According to Constantine Porphyrogenitus, writing in c. 950, Patzinakia, the Pecheneg realm, stretched west as far as the Siret River (or even the Eastern Carpathian Mountains), and was four days distant from "Tourkias" (i.e. Hungary).

The whole of Patzinakia is divided into eight provinces with the same number of great princes. The provinces are these: the name of the first province is Irtim; of the second, Tzour; of the third, Gyla; of the fourth, Koulpei; of the fifth, Charaboi; of the sixth, Talmat; of the seventh, Chopon; of the eighth, Tzopon. At the time at which the Pechenegs were expelled from their country, their princes were, in the province of Irtim, Baitzas; in Tzour, Konel; in Gyla, Kourkoutai; in Koulpei, Ipaos; in Charaboi, Kaidoum; in the province of Talmat, Kostas; in Chopon, Giazis; in the province of Tzopon, Batas.

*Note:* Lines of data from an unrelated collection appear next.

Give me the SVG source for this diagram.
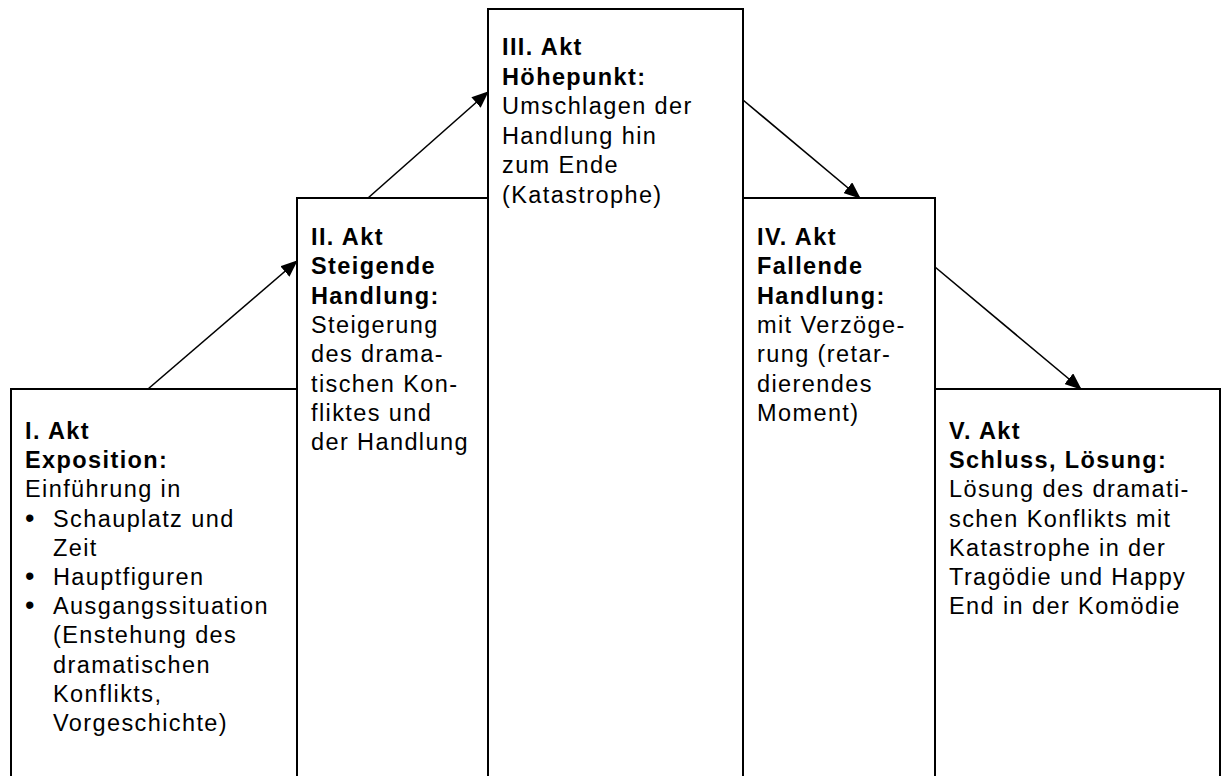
<svg xmlns="http://www.w3.org/2000/svg" width="1221" height="776" viewBox="0 0 1221 776">
<style>
.box{fill:#fff;stroke:#000;stroke-width:2}
text{font-family:"Liberation Sans",Arial,sans-serif;font-size:23.5px;letter-spacing:1.4px;fill:#000}
.b{font-weight:bold}
.bul{font-size:27px}
.con{stroke:#000;stroke-width:1.6;fill:none;marker-end:url(#ah)}
</style>
<defs>
<marker id="ah" viewBox="0 0 17 14" refX="16" refY="7" markerWidth="17" markerHeight="14" markerUnits="userSpaceOnUse" orient="auto">
<path d="M0,0 L17,7 L0,14 z" fill="#000"/>
</marker>
</defs>
<rect width="1221" height="776" fill="#fff"/>
<g id="node1">
<rect class="box" x="11" y="389" width="286" height="420"/>
<text x="25" y="439" class="b">I. Akt</text>
<text x="25" y="468.2" class="b">Exposition:</text>
<text x="25" y="497.4">Einführung in</text>
<text x="25" y="526.6" class="bul">•</text><text x="53" y="526.6">Schauplatz und</text>
<text x="53" y="555.8">Zeit</text>
<text x="25" y="585" class="bul">•</text><text x="53" y="585">Hauptfiguren</text>
<text x="25" y="614.2" class="bul">•</text><text x="53" y="614.2">Ausgangssituation</text>
<text x="53" y="643.4">(Enstehung des</text>
<text x="53" y="672.6">dramatischen</text>
<text x="53" y="701.8">Konflikts,</text>
<text x="53" y="731">Vorgeschichte)</text>
</g>
<g id="node2">
<rect class="box" x="297" y="198" width="191" height="611"/>
<text x="311" y="245" class="b">II. Akt</text>
<text x="311" y="274.3" class="b">Steigende</text>
<text x="311" y="303.6" class="b">Handlung:</text>
<text x="311" y="332.9">Steigerung</text>
<text x="311" y="362.2">des drama-</text>
<text x="311" y="391.5">tischen Kon-</text>
<text x="311" y="420.8">fliktes und</text>
<text x="311" y="450.1">der Handlung</text>
</g>
<g id="node3">
<rect class="box" x="488" y="9" width="255" height="800"/>
<text x="502" y="55" class="b">III. Akt</text>
<text x="502" y="84.6" class="b">Höhepunkt:</text>
<text x="502" y="114.2">Umschlagen der</text>
<text x="502" y="143.8">Handlung hin</text>
<text x="502" y="173.4">zum Ende</text>
<text x="502" y="203">(Katastrophe)</text>
</g>
<g id="node4">
<rect class="box" x="743" y="198" width="192" height="611"/>
<text x="757" y="245" class="b">IV. Akt</text>
<text x="757" y="274.3" class="b">Fallende</text>
<text x="757" y="303.6" class="b">Handlung:</text>
<text x="757" y="332.9">mit Verzöge-</text>
<text x="757" y="362.2">rung (retar-</text>
<text x="757" y="391.5">dierendes</text>
<text x="757" y="420.8">Moment)</text>
</g>
<g id="node5">
<rect class="box" x="935" y="389" width="285" height="420"/>
<text x="949" y="439" class="b">V. Akt</text>
<text x="949" y="468.2" class="b">Schluss, Lösung:</text>
<text x="949" y="497.4">Lösung des dramati-</text>
<text x="949" y="526.6">schen Konflikts mit</text>
<text x="949" y="555.8">Katastrophe in der</text>
<text x="949" y="585">Tragödie und Happy</text>
<text x="949" y="614.2">End in der Komödie</text>
</g>
<g id="connectors">
<line class="con" x1="148" y1="389" x2="297" y2="261"/>
<line class="con" x1="368" y1="198" x2="488" y2="92"/>
<line class="con" x1="743" y1="100" x2="860" y2="198"/>
<line class="con" x1="935" y1="267" x2="1081" y2="389"/>
</g>
</svg>
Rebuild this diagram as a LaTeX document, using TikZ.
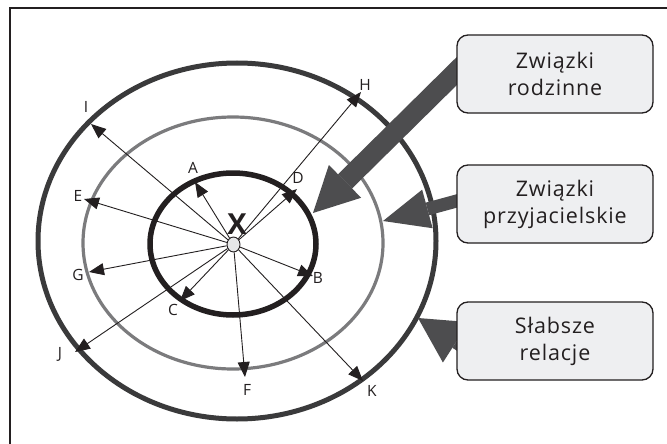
\documentclass[tikz,border=0pt]{standalone}
\usepackage{fontspec}
\setmainfont{Open Sans}
\usetikzlibrary{arrows.meta,shapes.geometric,calc}
\definecolor{ink}{HTML}{231F20}
\definecolor{outerc}{HTML}{3A3A3B}
\definecolor{midc}{HTML}{7B7B7D}
\definecolor{bigc}{HTML}{4D4D4F}
\definecolor{boxfill}{HTML}{EEEFF1}
\definecolor{centfill}{HTML}{E6E7E8}
\tikzset{
  ray/.style={draw=ink, line width=0.9pt, -{Triangle[length=15pt,width=12pt]}},
  lbl/.style={font=\fontsize{15.5}{17}\selectfont, text=ink, inner sep=0pt},
  infobox/.style={draw=ink, line width=1.3pt, fill=boxfill, rounded corners=11pt,
    minimum width=196pt, minimum height=78pt, align=center, text=ink,
    font=\fontsize{21.5}{27}\selectfont\addfontfeatures{LetterSpace=4}},
  bigshaft/.style={draw=bigc, line cap=butt},
  bighead/.style={fill=bigc}
}
\begin{document}
\begin{tikzpicture}[x=1pt,y=-1pt]
\useasboundingbox (0,0) rectangle (667,444);
\fill[white] (0,0) rectangle (667,444);
% frame
\draw[ink, line width=1.4pt] (10,444) -- (10,8) -- (667,8);
% rings
\draw[outerc, line width=5pt] (237,241) ellipse [x radius=199pt, y radius=178pt];
\draw[midc, line width=3.2pt] (233,243) ellipse [x radius=150pt, y radius=126pt];
\draw[ink, line width=5.5pt] (233,244) ellipse [x radius=83pt, y radius=71pt];
% center
\node[ellipse, draw=ink, line width=0.9pt, fill=centfill, minimum width=13pt, minimum height=15pt, inner sep=0pt] (c) at (233.5,244.5) {};
\node[font=\bfseries\fontsize{29}{31}\selectfont, text=ink, inner sep=0pt] (xl) at (237,224) {X};
% ray tips
\coordinate (tA) at (195,182);
\coordinate (tD) at (297,189);
\coordinate (tB) at (313,276);
\coordinate (tC) at (180,301);
\coordinate (tE) at (84,199);
\coordinate (tG) at (89,272);
\coordinate (tF) at (245,377);
\coordinate (tI) at (91,124);
\coordinate (tH) at (361,92);
\coordinate (tJ) at (75,352);
\coordinate (tK) at (363,381);
\foreach \t in {A,D,B,C,E,G,F,I,H,J,K} { \draw[ray] (c) -- (t\t); }
% labels
\node[lbl] (lA) at (193,168) {A};
\node[lbl] (lD) at (298,178) {D};
\node[lbl] (lH) at (365,85) {H};
\node[lbl] (lI) at (86,107) {I};
\node[lbl] (lE) at (78,196) {E};
\node[lbl] (lG) at (78,275) {G};
\node[lbl] (lC) at (173,310) {C};
\node[lbl] (lB) at (318,278) {B};
\node[lbl] (lJ) at (60,354) {J};
\node[lbl] (lF) at (247,390) {F};
\node[lbl] (lK) at (372,391) {K};
% big arrows
\coordinate (s1) at (470,58);  \coordinate (p1) at (313,213);
\coordinate (s2) at (475,196); \coordinate (p2) at (383,221);
\coordinate (s3) at (485,361); \coordinate (p3) at (418,318);
\coordinate (b1) at ($(p1)!45pt!(s1)$);
\coordinate (b2) at ($(p2)!46pt!(s2)$);
\coordinate (b3) at ($(p3)!45pt!(s3)$);
\draw[bigshaft, line width=20pt] (s1) -- (b1);
\fill[bighead] (p1) -- ($(b1)!23pt!90:(p1)$) -- ($(b1)!23pt!-90:(p1)$) -- cycle;
\draw[bigshaft, line width=13pt] (s2) -- (b2);
\fill[bighead] (p2) -- ($(b2)!20pt!90:(p2)$) -- ($(b2)!20pt!-90:(p2)$) -- cycle;
\draw[bigshaft, line width=13pt] (s3) -- (b3);
\fill[bighead] (p3) -- ($(b3)!24pt!90:(p3)$) -- ($(b3)!24pt!-90:(p3)$) -- cycle;
% boxes
\node[infobox] (box1) at (555,74) {Związki\\rodzinne};
\node[infobox] (box2) at (555,204) {Związki\\przyjacielskie};
\node[infobox] (box3) at (555,341) {Słabsze\\relacje};
\end{tikzpicture}
\end{document}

According to Omeljan Pritsak, the Pechenegs are descendants from the ancient Kangars, i.e. Kangly. According to him, the Pechenegs originate from Tashkent. They were an agglomeration of Tocharian, East-Iranian and several types of Turkic peoples. Their religion ranged from Tengrism, Christianity, Buddhism, Zoroastrianism, Manichaeism to Islam.